Yeah, 1 speed, having to use my camcorder as a drive, and no random access does sound crummy, but I'd still like to know how to do it. Dual layer DVDs are still expensive, so the thought of 11GB on a $4 or so tape is a little attractive...
Like Bob said, a pain in the butt and not cheap, but you can 'print to tape' and Vegas will record via a fireport A/D setup to a miniDV tape directly to your camea. Being a tad paronoid, I make three backups of everything I consider important, using three different types of medium.
1. 'print to tape' (mini DV tape)
2. burn a DVD
3. a copy to a removable hard drive.
My "logic" or paranoia if you prefer is thinking that if I have some kind of failure, then having backup on different types of media makes more sense then just multiple backups on the same media.
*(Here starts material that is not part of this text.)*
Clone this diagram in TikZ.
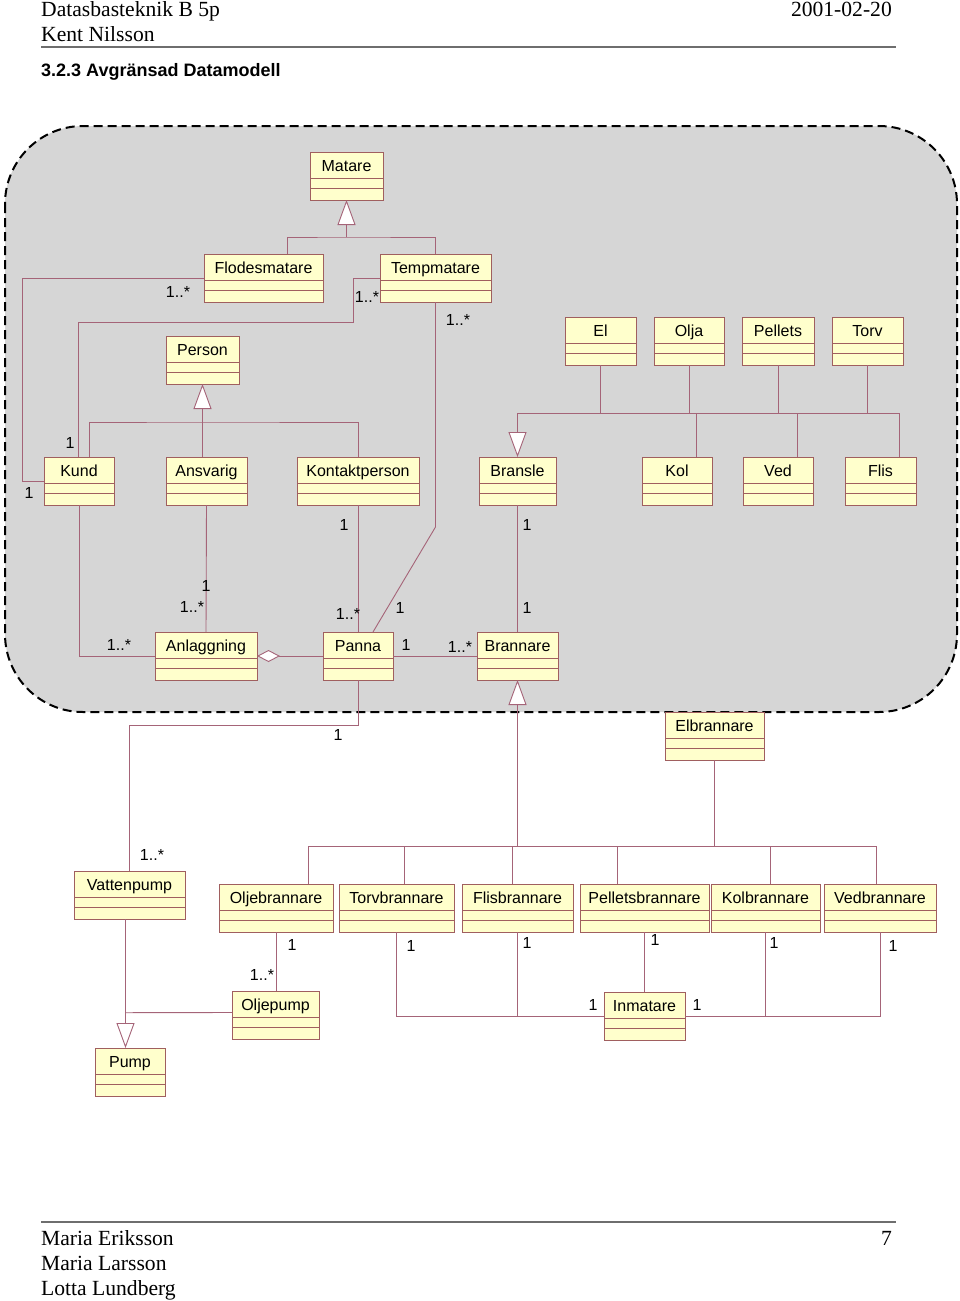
\documentclass[tikz,border=0pt]{standalone}
\usepackage{fontspec}
\setmainfont{Liberation Serif}
\newfontfamily\arialf{Liberation Sans}
\usetikzlibrary{arrows.meta}
\definecolor{clsfill}{RGB}{255,255,204}
\definecolor{clsdraw}{RGB}{160,95,95}
\definecolor{connc}{RGB}{165,100,120}
\definecolor{regionfill}{RGB}{214,214,214}
\definecolor{rulec}{RGB}{110,110,110}
\tikzset{
 clsbox/.style={draw=clsdraw, fill=clsfill, line width=0.9pt, minimum height=48pt, inner sep=0pt, outer sep=0pt, anchor=north west},
 clssep/.style={draw=clsdraw, line width=0.9pt},
 clstext/.style={font=\arialf\fontsize{16}{19}\selectfont, inner sep=0pt, text=black, anchor=base},
 mult/.style={font=\arialf\fontsize{16}{19}\selectfont, inner sep=0pt},
 conn/.style={draw=connc, line width=0.9pt},
 gen/.style={conn, -{Triangle[length=25pt,width=18pt,fill=white]}},
 agg/.style={conn, -{Diamond[length=23pt,width=12pt,fill=white]}},
 hdr/.style={font=\fontsize{21.6}{25}\selectfont, inner sep=0pt, anchor=base west},
}
\newcommand\umlc[5]{%
 \node[clsbox, minimum width=#4pt] (#1) at (#2,#3) {};
 \draw[clssep] ([yshift=-26pt]#1.north west) -- ([yshift=-26pt]#1.north east);
 \draw[clssep] ([yshift=-36pt]#1.north west) -- ([yshift=-36pt]#1.north east);
 \node[clstext] (#1-t) at ([yshift=-19.5pt]#1.north) {#5};
}
\begin{document}
\begin{tikzpicture}[x=1pt,y=-1pt]
\useasboundingbox (0,0) rectangle (960,1301);
% header
\node[hdr] (h1) at (41,16) {Datasbasteknik B 5p};
\node[hdr, anchor=base east] (h2) at (892,16) {2001-02-20};
\node[hdr] (h3) at (41,41) {Kent Nilsson};
\draw[rulec, line width=1.8pt] (41,47) -- (896,47);
\node[font=\arialf\bfseries\fontsize{18}{21}\selectfont, anchor=base west, inner sep=0pt] (ttl) at (41,76) {3.2.3 Avgränsad Datamodell};
% footer
\draw[rulec, line width=1.8pt] (41,1222) -- (896,1222);
\node[hdr] (f1) at (41,1245) {Maria Eriksson};
\node[hdr, anchor=base east] (f0) at (892,1245) {7};
\node[hdr] (f2) at (41,1270) {Maria Larsson};
\node[hdr] (f3) at (41,1295) {Lotta Lundberg};
% region
\draw[fill=regionfill, draw=black, line width=2pt, dash pattern=on 9pt off 5pt, rounded corners=78pt] (5,126) rectangle (957,712);
% classes
\umlc{Matare}{310}{152}{73}{Matare}
\umlc{Flodesmatare}{204}{254}{119}{Flodesmatare}
\umlc{Tempmatare}{380}{254}{111}{Tempmatare}
\umlc{Person}{166}{336}{73}{Person}
\umlc{El}{565}{317}{71}{El}
\umlc{Olja}{654}{317}{70}{Olja}
\umlc{Pellets}{742}{317}{72}{Pellets}
\umlc{Torv}{832}{317}{71}{Torv}
\umlc{Kund}{44}{457}{70}{Kund}
\umlc{Ansvarig}{166}{457}{81}{Ansvarig}
\umlc{Kontaktperson}{297}{457}{122}{Kontaktperson}
\umlc{Bransle}{479}{457}{77}{Bransle}
\umlc{Kol}{642}{457}{70}{Kol}
\umlc{Ved}{743}{457}{70}{Ved}
\umlc{Flis}{845}{457}{71}{Flis}
\umlc{Anlaggning}{155}{632}{102}{Anlaggning}
\umlc{Panna}{323}{632}{70}{Panna}
\umlc{Brannare}{477}{632}{81}{Brannare}
\umlc{Elbrannare}{665}{712}{99}{Elbrannare}
\umlc{Vattenpump}{74}{871}{111}{Vattenpump}
\umlc{Oljebrannare}{219}{884}{114}{Oljebrannare}
\umlc{Torvbrannare}{339}{884}{115}{Torvbrannare}
\umlc{Flisbrannare}{462}{884}{111}{Flisbrannare}
\umlc{Pelletsbrannare}{580}{884}{129}{Pelletsbrannare}
\umlc{Kolbrannare}{711}{884}{109}{Kolbrannare}
\umlc{Vedbrannare}{824}{884}{112}{Vedbrannare}
\umlc{Oljepump}{232}{991}{87}{Oljepump}
\umlc{Inmatare}{604}{992}{81}{Inmatare}
\umlc{Pump}{95}{1048}{70}{Pump}
% Matare generalization
\coordinate (mbar) at (346.5,237);
\draw[conn] ([xshift=23.5pt]Flodesmatare.north) |- (mbar) -| (Tempmatare.north);
\draw[gen] (mbar) -- (Matare.south);
% Flodesmatare - Kund
\draw[conn] (Flodesmatare.west) -| (22,481) -- (Kund.west);
% Tempmatare - Kund
\draw[conn] (Tempmatare.west) -| (353,322) -| ([xshift=-1pt]Kund.north);
% Tempmatare - Panna
\draw[conn] (Tempmatare.south) -- (435.5,527) -- ([xshift=15pt]Panna.north);
% Person generalization
\coordinate (pbar) at (202.5,422);
\draw[conn] ([xshift=10pt]Kund.north) |- (pbar) -| (Kontaktperson.north);
\draw[conn] (pbar |- Ansvarig.north) -- (pbar);
\draw[gen] (pbar) -- (Person.south);
% Bransle generalization
\coordinate (bbar) at (517.5,413);
\draw[conn] (El.south) |- (bbar);
\draw[conn] (Olja.south) |- (bbar);
\draw[conn] (Pellets.south) |- (bbar);
\draw[conn] (Torv.south) |- (bbar);
\draw[conn] ([xshift=19pt]Kol.north) |- (bbar);
\draw[conn] ([xshift=19pt]Ved.north) |- (bbar);
\draw[conn] ([xshift=19pt]Flis.north) |- (bbar);
\draw[gen] (bbar) -- (Bransle.north);
% associations around Anlaggning/Panna/Brannare
\draw[conn] (Kund.south) |- (Anlaggning.west);
\draw[conn] (Ansvarig.south) -- (Anlaggning.north);
\draw[conn] (Kontaktperson.south) -- (Panna.north);
\draw[agg] (Panna.west) -- (Anlaggning.east);
\draw[conn] (Panna.east) -- (Brannare.west);
\draw[conn] (Bransle.south) -- (Brannare.north);
% Panna - Vattenpump
\coordinate (pv) at (129.5,725);
\draw[conn] (Panna.south) |- (pv) -- (Vattenpump.north);
% Brannare generalization
\coordinate (rbar) at (517.5,846);
\draw[conn] (Elbrannare.south) |- (rbar);
\draw[conn] ([xshift=32pt]Oljebrannare.north) |- (rbar);
\draw[conn] ([xshift=7.5pt]Torvbrannare.north) |- (rbar);
\draw[conn] ([xshift=-5pt]Flisbrannare.north) |- (rbar);
\draw[conn] ([xshift=-27pt]Pelletsbrannare.north) |- (rbar);
\draw[conn] ([xshift=4.5pt]Kolbrannare.north) |- (rbar);
\draw[conn] ([xshift=-4pt]Vedbrannare.north) |- (rbar);
\draw[gen] (rbar) -- (Brannare.south);
% Oljebrannare - Oljepump
\draw[conn] (Oljebrannare.south) -- (Oljebrannare.south |- Oljepump.north);
% Pump generalization
\coordinate (pj) at (125.5,1012.7);
\draw[gen] ([xshift=-4pt]Vattenpump.south) -- ([xshift=-4.5pt]Pump.north);
\draw[conn] ([yshift=2.5pt]Oljepump.west) -- (pj);
% Inmatare
\draw[conn] (Torvbrannare.south) |- (Inmatare.west);
\draw[conn] (Flisbrannare.south) -- (Flisbrannare.south |- Inmatare.west);
\draw[conn] (Pelletsbrannare.south) -- (Inmatare.north);
\draw[conn] (Vedbrannare.south) |- (Inmatare.east);
\draw[conn] (Kolbrannare.south) -- (Kolbrannare.south |- Inmatare.east);
% multiplicities
\node[mult] (m1) at (178,292) {1..*};
\node[mult] (m2) at (367,297) {1..*};
\node[mult] (m3) at (458,320) {1..*};
\node[mult] (m4) at (70,443) {1};
\node[mult] (m5) at (29,493) {1};
\node[mult] (m6) at (344,525) {1};
\node[mult] (m7) at (527,525) {1};
\node[mult] (m8) at (206,586) {1};
\node[mult] (m9) at (192,607) {1..*};
\node[mult] (m10) at (348,614) {1..*};
\node[mult] (m11) at (400,608) {1};
\node[mult] (m12) at (527,608) {1};
\node[mult] (m13) at (119,645) {1..*};
\node[mult] (m14) at (406,645) {1};
\node[mult] (m15) at (460,647) {1..*};
\node[mult] (m16) at (338,735) {1};
\node[mult] (m17) at (152,855) {1..*};
\node[mult] (m18) at (292,945) {1};
\node[mult] (m19) at (411,946) {1};
\node[mult] (m20) at (527,943) {1};
\node[mult] (m21) at (655,940) {1};
\node[mult] (m22) at (774,943) {1};
\node[mult] (m23) at (893,946) {1};
\node[mult] (m24) at (262,975) {1..*};
\node[mult] (m25) at (593,1005) {1};
\node[mult] (m26) at (697,1005) {1};
\end{tikzpicture}
\end{document}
Only through my own negligence did I once need to use my DV tape backup. I had made adjustments then foolishly used a file name I already had in use effectively destroying all my backups of a older file. My DV tape saved my butt.
If you do it this way render to the DV tape first writing to a hard drive. Then close your project and reload THIS file if you're burning a DV and it will fly along at a good clip not taking any longer, sometimes less then the length of the project to render the MPEG-2 version. This too then becomes the 'disk backup' version. I'm thinking of stopping bothering with DV tape since I purchased a Seagate 300GB external with BounceBack software. This is faster and while a second hard drive copy is on a seperate drive.
Can I "print to tape" data? Does it have to be a DV avi file? I'd like to zip up a bunch of files and get those onto the tape in some lossless format, if possible.